Observation data (J2000 epoch)
- Constellation: Andromeda
- Right ascension: 00^{h} 31^{m} 20.5^{s}
- Declination: +30° 47′ 33″
- Redshift: 0.021458
- Heliocentric radial velocity: 6433 km/s
- Apparent magnitude (V): 13.94

Characteristics
- Type: Scd
- Apparent size (V): 1.35' × 1.15'
- Notable features: "Very faint, small, round, gradually brighter middle."

Other designations
- UGC 311, PGC 1916

= NGC 140 =

Spiral galaxy in the constellation Andromeda

NGC 140 is a spiral galaxy in the constellation of Andromeda. It was discovered by Truman Henry Safford on October 8, 1866.

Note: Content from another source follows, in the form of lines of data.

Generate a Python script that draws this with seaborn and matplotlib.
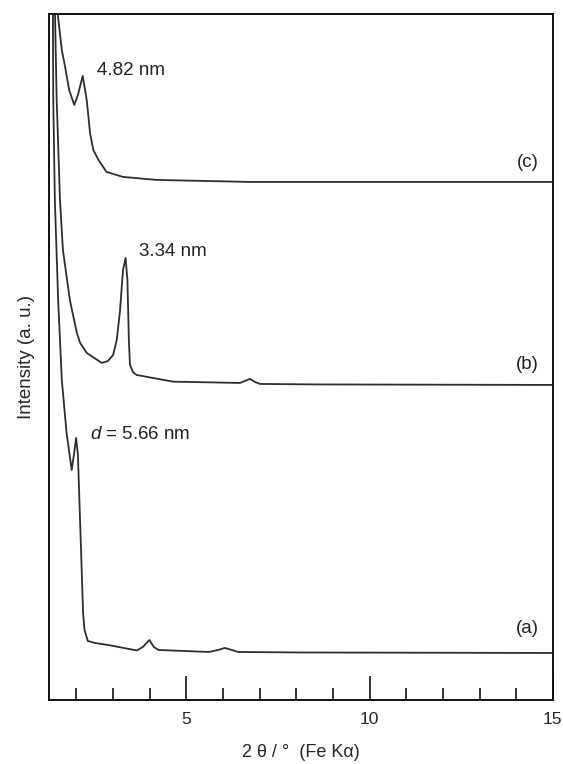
import pandas as pd
import matplotlib.pyplot as plt
import seaborn as sns
from matplotlib.ticker import MultipleLocator, FixedLocator

# Patrones XRD a bajo angulo (intensidad con desplazamiento)
two_theta_a = [1.345, 1.367, 1.41, 1.50, 1.60, 1.73, 1.87, 1.93, 1.99, 2.04, 2.08, 2.14,
               2.18, 2.22, 2.31, 2.505, 2.86, 3.65, 3.81, 3.99, 4.11, 4.24, 5.62, 5.86,
               6.05, 6.24, 6.41, 8.10, 15.0]
intensity_a = [800, 600, 500, 400, 320, 267, 230, 245, 262, 245, 200, 133,
               87, 70, 59, 57, 55, 49.5, 53, 60, 53, 50, 48, 50,
               52, 50, 48, 47.5, 47]

two_theta_b = [1.414, 1.46, 1.55, 1.63, 1.82, 2.01, 2.10, 2.28, 2.69, 2.86, 3.00, 3.10,
               3.19, 3.27, 3.34, 3.39, 3.43, 3.46, 3.54, 3.64, 4.63, 6.46, 6.60, 6.73,
               6.87, 7.01, 8.64, 15.0]
intensity_b = [686, 600, 500, 450, 400, 367, 357, 347, 337, 339, 345, 360,
               390, 430, 442, 420, 360, 335, 328, 325, 318.3, 317, 319, 321,
               318, 316, 315.5, 315]

two_theta_c = [1.48, 1.50, 1.60, 1.69, 1.80, 1.94, 2.04, 2.17, 2.28, 2.37, 2.46, 2.60,
               2.82, 3.27, 4.19, 6.73, 15.0]
intensity_c = [700, 682, 650, 633, 610, 595, 605, 624, 600, 567, 550, 540,
               528, 523, 520, 518, 518]

curve_labels = ["(a)", "(b)", "(c)"]
label_y = [71, 335, 537]
peak_notes = ["$d$ = 5.66 nm", "3.34 nm", "4.82 nm"]
note_x = [2.37, 3.71, 2.56]
note_y = [265, 448, 629]

sns.set_style("white")
plt.rcParams["font.family"] = ["Liberation Sans", "DejaVu Sans"]
plt.rcParams["mathtext.fontset"] = "custom"
plt.rcParams["mathtext.it"] = "Liberation Sans:italic"
plt.rcParams["mathtext.rm"] = "Liberation Sans"

fig = plt.figure(figsize=(5.63, 7.64), dpi=100)
ax = fig.add_axes([0.087, 0.0838, 0.895, 0.898])

color = "#2e2e2e"
for tt, ii in [(two_theta_a, intensity_a), (two_theta_b, intensity_b), (two_theta_c, intensity_c)]:
    df = pd.DataFrame({"t": tt, "i": ii})
    sns.lineplot(data=df, x="t", y="i", ax=ax, color=color, linewidth=1.3,
                 estimator=None, sort=False)

for lab, yy in zip(curve_labels, label_y):
    ax.text(14.62, yy, lab, ha="right", va="center", fontsize=13.5, color="#222222")
for note, xx, yy in zip(peak_notes, note_x, note_y):
    ax.text(xx, yy, note, ha="left", va="center", fontsize=13.5, color="#222222")

ax.set_xlim(1.25, 15)
ax.set_ylim(0, 686)
ax.set_yticks([])
ax.xaxis.set_major_locator(FixedLocator([5, 10, 15]))
ax.xaxis.set_minor_locator(MultipleLocator(1))
ax.tick_params(axis="x", which="major", direction="in", length=17, width=1.2,
               labelsize=12.5, pad=9, bottom=True, top=False, color="#111111")
ax.tick_params(axis="x", which="minor", direction="in", length=8.5, width=1.2,
               bottom=True, top=False, color="#111111")
for sp in ax.spines.values():
    sp.set_color("#111111")
    sp.set_linewidth(1.4)

ax.set_xlabel("2 θ / °  (Fe Kα)", fontsize=13, labelpad=12)
ax.set_ylabel("Intensity (a. u.)", fontsize=13.5, labelpad=10)

fig.savefig("out.png", dpi=100)
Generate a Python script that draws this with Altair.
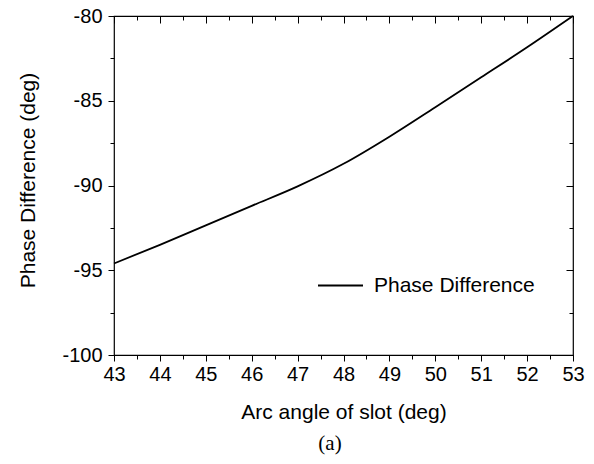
import altair as alt
import pandas as pd

# ---- data ----
angles = [43, 44, 45, 46, 47, 48, 49, 50, 51, 52, 53]
phase_diff = [-94.6, -93.5, -92.35, -91.2, -90.05, -88.72, -87.12, -85.38, -83.62, -81.85, -80.0]
series_name = "Phase Difference"

x_major = [43, 44, 45, 46, 47, 48, 49, 50, 51, 52, 53]
x_minor = [43.5, 44.5, 45.5, 46.5, 47.5, 48.5, 49.5, 50.5, 51.5, 52.5]
y_major = [-100, -95, -90, -85, -80]
y_minor = [-97.5, -92.5, -87.5, -82.5]

df = pd.DataFrame({"angle": angles, "phase": phase_diff, "series": [series_name] * len(angles)})

W, H = 459, 339
FONT = "Liberation Sans"

xs = alt.Scale(domain=[43, 53], nice=False, zero=False)
ys = alt.Scale(domain=[-100, -80], nice=False, zero=False)

base = alt.Chart(df)

main = base.mark_line(color="black", strokeWidth=1.8, interpolate="monotone").encode(
    x=alt.X("angle:Q", scale=xs, axis=alt.Axis(
        orient="bottom", values=x_major, labelExpr="'' + datum.value", tickSize=6, labelPadding=3,
        labelFontSize=20, labelFont=FONT, labelColor="black", domain=False,
        labelFlush=False, labelOverlap=False,
        tickColor="black", tickWidth=1,
        title="Arc angle of slot (deg)", titleFont=FONT, titleFontSize=21,
        titleFontWeight="normal", titleColor="black", titleBaseline="alphabetic",
        titleY=63)),
    y=alt.Y("phase:Q", scale=ys, axis=alt.Axis(
        orient="left", values=y_major, labelExpr="'' + datum.value", tickSize=6, labelPadding=6,
        labelFontSize=20, labelFont=FONT, labelColor="black", domain=False,
        labelFlush=False, labelOverlap=False,
        tickColor="black", tickWidth=1,
        title="Phase Difference (deg)", titleFont=FONT, titleFontSize=21,
        titleFontWeight="normal", titleColor="black", titleBaseline="alphabetic",
        titleX=-80, titleY=164)),
    color=alt.Color("series:N", scale=alt.Scale(range=["black"]), legend=alt.Legend(
        title=None, orient="none", legendX=203, legendY=246, padding=0,
        symbolType="stroke", symbolSize=2025, symbolStrokeWidth=1.8,
        symbolStrokeColor="black", labelFont=FONT, labelFontSize=21,
        labelColor="black", labelOffset=10, labelLimit=400)),
)

def axis_layer(xvals, yvals, size, opposite):
    xo = -H if opposite else 0
    yo = -W if opposite else 0
    return base.mark_line(opacity=0).encode(
        x=alt.X("angle:Q", scale=xs, axis=alt.Axis(
            orient="bottom", values=xvals, tickSize=size, labels=False, domain=False,
            title=None, tickColor="black", tickWidth=1, offset=xo, grid=False)),
        y=alt.Y("phase:Q", scale=ys, axis=alt.Axis(
            orient="left", values=yvals, tickSize=size, labels=False, domain=False,
            title=None, tickColor="black", tickWidth=1, offset=yo, grid=False)),
    )

chart = alt.layer(
    main,
    axis_layer(x_minor, y_minor, 4, False),
    axis_layer(x_major, y_major, 7, True),
    axis_layer(x_minor, y_minor, 4, True),
).resolve_axis(x="independent", y="independent").properties(
    width=W, height=H,
    autosize=alt.AutoSizeParams(type="none"),
    padding={"left": 106, "top": 8, "right": 13, "bottom": 101},
    title=alt.TitleParams("(a)", orient="bottom", anchor="middle", frame="group",
                          font="Liberation Serif", fontSize=21, fontWeight="normal",
                          color="black", dx=-13.5, offset=11),
).configure_view(stroke="black", strokeWidth=1.2).configure_axis(grid=False)

chart.save("out.html", embed_options={"renderer": "svg", "actions": False})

== Historical Information==
Safford's discovery in 1866 was published in the appendix of an obscure paper. Sixteen years later, on November 5, 1882, Edouard Stephan discovered the same object, but was unaware of Safford's earlier discovery. Wolfgang Steinicke's version of the catalog lists Safford as the discoverer.

==Supernova==
One supernova has been observed in NGC 140: SN 2025wug (Type IIb, mag. 16) was discovered by ATLAS on 2 September 2025.